It’s very hard to be a vegan on the Eastern Shore. In fact I have no doubt that it’s one of the hardest things to be. The Eastern Shore is built on food, the experience of food, the sharing and the preparation. There’s also a monetary footprint that is throughout the region. For example, according to 2020 USDA statistics, the poultry industry earned Maryland 6.7 billion dollars. That’s a lot of money.
For some “food is love” and nothing says love like crabs from the Chesapeake Bay or visiting the best restaurants looking for the best steak.
But what can you do when you’re vegan in a place like the Eastern Shore?
What exactly is “vegan?” According to the stringent definition, a vegan cannot have meat or seafood, basically food from animals. It sounds unfathomable and it sounded unfathomable to me too, until I became a vegan.

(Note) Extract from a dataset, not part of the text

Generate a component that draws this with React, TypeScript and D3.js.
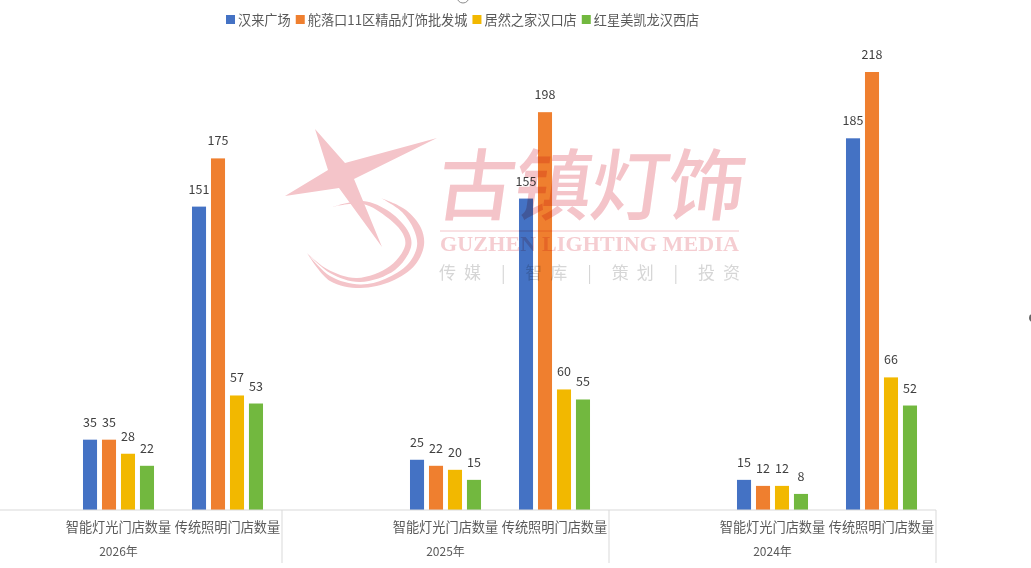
import React, { useEffect, useRef } from 'react';
import * as d3 from 'd3';

const years = ['2026年', '2025年', '2024年'];
const categories = ['', '智能灯光门店数量', '传统照明门店数量'];
const seriesNames = ['汉来广场', '舵落口11区精品灯饰批发城', '居然之家汉口店', '红星美凯龙汉西店'];
const seriesColors = ['#4472c4', '#ef7f2f', '#f2b800', '#72b83f'];

// one row per year, one value per series: [smart, traditional]
const hanlai = [[35, 151], [25, 155], [15, 185]];
const tuoluokou = [[35, 175], [22, 198], [12, 218]];
const juran = [[28, 57], [20, 60], [12, 66]];
const hongxing = [[22, 53], [15, 55], [8, 52]];
const seriesValues = [hanlai, tuoluokou, juran, hongxing];

const sans = '"Noto Sans CJK SC", "Noto Sans", sans-serif';
const pink = '#f4c4c9';

// Logo outline
const starPath = 'M315,129 L345,163 L437,138 L354,179 L382,247 L339,188 L285,196 L328,170 Z';
const innerSwooshOuter: [number, number][] = [[332, 207], [363, 201], [390, 212], [409, 233], [411, 247], [395, 270], [360, 282], [330, 273], [307, 253]];
const innerSwooshInner: [number, number][] = [[332, 207], [363, 204], [388, 218], [403, 234], [405, 246], [390, 266], [357, 278], [327, 269], [307, 253]];
const outerSwooshOuter: [number, number][] = [[381, 198], [406, 210], [421, 228], [424, 245], [415, 265], [392, 281], [360, 288], [330, 281], [307, 253]];
const outerSwooshInner: [number, number][] = [[381, 198], [402, 212], [414, 230], [417, 246], [408, 264], [385, 279], [360, 284.5], [330, 276], [307, 253]];

const crescent = (a: [number, number][], b: [number, number][]) => {
  const line = d3.line().curve(d3.curveCatmullRom);
  return `${line(a)}L${line([...b].reverse())!.slice(1)}Z`;
};

const App: React.FC = () => {
  const svgRef = useRef<SVGSVGElement | null>(null);

  useEffect(() => {
    const svgEl = svgRef.current;
    if (!svgEl) return;
    const svg = d3.select(svgEl);
    svg.selectAll('*').remove();

    const baseline = 510;
    const x0 = d3.scaleBand().domain(years).range([-45, 936]);
    const x1 = d3.scaleBand().domain(categories).range([0, x0.bandwidth()]);
    const x2 = d3.scaleBand().domain(seriesNames).range([0, x1.bandwidth()]).paddingInner(0.26).paddingOuter(1);
    const y = d3.scaleLinear().domain([0, 218]).range([baseline, 72]);

    // Bars and value labels
    const bars = svg.append('g');
    seriesNames.forEach((name, s) => {
      years.forEach((year, yi) => {
        categories.slice(1).forEach((cat, ci) => {
          const v = seriesValues[s][yi][ci];
          const bx = x0(year)! + x1(cat)! + x2(name)!;
          bars.append('rect')
            .attr('x', bx)
            .attr('y', y(v))
            .attr('width', x2.bandwidth())
            .attr('height', baseline - y(v))
            .attr('fill', seriesColors[s]);
          bars.append('text')
            .attr('x', bx + x2.bandwidth() / 2)
            .attr('y', y(v) - 13)
            .attr('text-anchor', 'middle')
            .attr('font-size', 12.5)
            .attr('fill', '#404040')
            .text(v);
        });
      });
    });

    // Axis
    const axis = svg.append('g');
    axis.append('line')
      .attr('x1', 0).attr('x2', x0.range()[1])
      .attr('y1', baseline).attr('y2', baseline)
      .attr('stroke', '#d9d9d9');
    years.forEach((year) => {
      const right = x0(year)! + x0.bandwidth();
      axis.append('line')
        .attr('x1', right).attr('x2', right)
        .attr('y1', baseline).attr('y2', 563)
        .attr('stroke', '#d9d9d9');
      axis.append('text')
        .attr('x', x0(year)! + x0.bandwidth() / 2)
        .attr('y', 556)
        .attr('text-anchor', 'middle')
        .attr('font-size', 12)
        .attr('fill', '#595959')
        .text(year);
      categories.slice(1).forEach((cat) => {
        axis.append('text')
          .attr('x', x0(year)! + x1(cat)! + x1.bandwidth() / 2)
          .attr('y', 532)
          .attr('text-anchor', 'middle')
          .attr('font-size', 13.2)
          .attr('fill', '#595959')
          .text(cat);
      });
    });

    // Legend, laid out from the measured text widths
    const legend = svg.append('g');
    let lx = 226;
    seriesNames.forEach((name, s) => {
      legend.append('rect')
        .attr('x', lx).attr('y', 15)
        .attr('width', 9).attr('height', 9)
        .attr('fill', seriesColors[s]);
      const t = legend.append('text')
        .attr('x', lx + 12)
        .attr('y', 25)
        .attr('font-size', 13.2)
        .attr('fill', '#595959')
        .text(name);
      lx += 12 + (t.node() as SVGTextElement).getComputedTextLength() + 5;
    });

    // Watermark logo
    const mark = svg.append('g').style('mix-blend-mode', 'multiply');
    mark.append('path').attr('fill', pink).attr('d', starPath);
    mark.append('path').attr('fill', pink).attr('d', crescent(innerSwooshOuter, innerSwooshInner));
    mark.append('path').attr('fill', pink).attr('d', crescent(outerSwooshOuter, outerSwooshInner));

    const brandChars = ['古', '镇', '灯', '饰'];
    const brandX = d3.scalePoint<string>().domain(brandChars).range([473, 703]);
    brandChars.forEach((c) => {
      mark.append('text')
        .attr('transform', `translate(${brandX(c)},214) skewX(-8)`)
        .attr('text-anchor', 'middle')
        .attr('font-size', 78)
        .attr('font-weight', 500)
        .attr('fill', pink)
        .text(c);
    });
    mark.append('line')
      .attr('x1', 440).attr('x2', 739)
      .attr('y1', 231).attr('y2', 231)
      .attr('stroke', pink);
    mark.append('text')
      .attr('x', 440)
      .attr('y', 251)
      .attr('font-family', '"Liberation Serif", serif')
      .attr('font-size', 22)
      .attr('font-weight', 700)
      .attr('textLength', 299)
      .attr('fill', '#f5cdd1')
      .text('GUZHEN LIGHTING MEDIA');
    mark.append('text')
      .attr('x', 439)
      .attr('y', 279)
      .attr('font-size', 17)
      .attr('textLength', 301)
      .attr('fill', '#d6d6d6')
      .text('传媒 | 智库 | 策划 | 投资');

    // Stray bits left over at the screenshot's edges
    svg.append('circle')
      .attr('cx', 463).attr('cy', -3).attr('r', 6)
      .attr('fill', 'none').attr('stroke', '#8c8c8c');
    svg.append('circle')
      .attr('cx', 1033).attr('cy', 318).attr('r', 4)
      .attr('fill', '#666');
  }, []);

  return (
    <svg
      ref={svgRef}
      width={1031}
      height={568}
      style={{ position: 'absolute', left: 0, top: 0, background: '#fff', fontFamily: sans }}
    />
  );
};

export default App;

My entry in the “vegan business” came about during one bad day of eating and overeating. I was at Harris Teeter one afternoon, waiting for a sandwich that included pretty much everything on the menu. The young woman fixing the sandwich put six extra pieces of bacon on it and smiled like it was my lucky day. Yeah, really lucky. Besides this nadir, I had begun to get headaches from eating too much tuna, and a big fat belly from eating 4 and a half full meals a day. I had to do better.
I credit my girlfriend for helping me go vegan. It’s easier for her, however, she lives in New York. In comparison, Maryland isn’t as vegan friendly as it could be and the Eastern Shore is less so.

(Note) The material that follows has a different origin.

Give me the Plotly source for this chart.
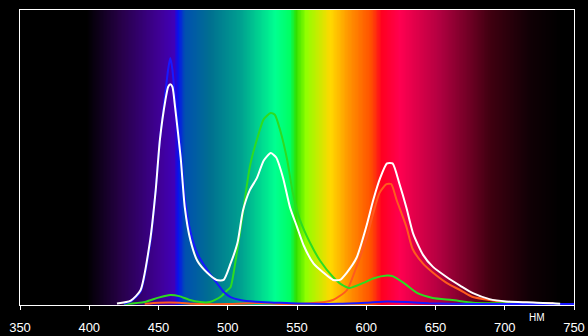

That said I’m here one of the statistics and really I should have been a group member decades before I did. Even as early as 11, I had intermittent trepidation with foods like sausage, eggs and scrapple let alone the junk they had for school lunches.
By my teen years I was even worse. I’d spend a portion of the year (for five consecutive years) sick to death, in excruciating pain, always brought on by a bad sandwich, a sub, as I couldn’t even keep down water. But for a while, I’d have a bland diet, and then I get back on the horse and live at McDonald’s again. Only if I knew about the choices out there.
During my “salad days” Maryland didn’t offer many alternative diets but times of changed. According to a 2021 study, there are 480 vegans for every 1 million people in Maryland. I’m sure the number isn’t just concentrated on the Eastern Shore alone. And given that places like the Amish Market routinely have pigs roasting on a spit for all to see, this area doesn’t have many vegan opportunities.
In many respects I had to cultivate a plan, read books and hunt and peck for my food because it’s rarely available on the drive thru but there are some places here where it is.
Thankfully area restaurants have started to offer some unique things on the menu. A lot of times you can omit one or two things from the menu and still have the taste and the ambience of fine dining as well as a guiltless conscience.
Local restaurants like Out Of The Fire, Eat Sprout, Pho Van and Roma Alla Pizza have vegan alternatives. Eat Sprout has a few locations in the area, other restaurants in the area include Sunflower and Greens and The Ivy. I’ve got to mention 4 Sisters and Kabob and Curry also have a lot of vegan dishes.
There aren’t many vegan choices in the fast food realm but the Impossible Burger at Burger King is very good. Taco Bell also has a few things to offer — -when the building is actually there and not on fire.
If I had a measurement to quantify the specifics of my vegan diet, it’s probably 80% vegan, 20% not. I often hope for better but for a person who had scrapple with his scrapple, it’s not too bad.
Since I’ve been vegan, my cholesterol and blood pressure have all gone down. I’m gratified that I can show my newfound love for pigs, cows, and sheep by not filling my plate full of them.
Jason Elias is a pop culture historian and a music journalist
Rick Hughes says
I am “vegan-ish”; meaning that I don’t eat any dead animals. I do eat eggs or cheese, on occasion, hence the “ish”. Since saying vegan-ish is like a woman being kind of pregnant, to be fully accurate I’m primarily plant based. It has been 16 years since I’ve eaten meat of any kind or seafood and I truly don’t miss it. What is miss is being able to go to a restaurant and have many choices. Instead, most restaurants have 26 things on the menu and 25 of those contain some kind of animal. That 26th item it usually a poor excuse for a salad and portioned as if all vegetarians are 90 pound girls, or often something with chicken stock as a base. Some restaurants can do a great job of accommodating vegetarians, others have servers that cannot comprehend when I ask for their Reuben sandwich, hold the corned beef and substitute beets or a tomato. Like deer in the headlights, most servers freeze and then have to scurry off to ask it that is possible. It reminds me of Jack Nicholson trying to order a side order toast https://youtu.be/38maVb_30ng?si=b9OripcMH1iVTagy !
Val Cavalheri says
Thank you Jason for bringing this to the forefront. Like someone else said, a lot of the restaurants are pretty good at accommodating the needs of people with dietary restrictions. But not all. What restaurants should realize is that they are not losing just my business, they are also losing my friends and family who obviously won’t be going to a place that can’t accommodate us all. It would not be a hardship to include some plant based meals on the menu.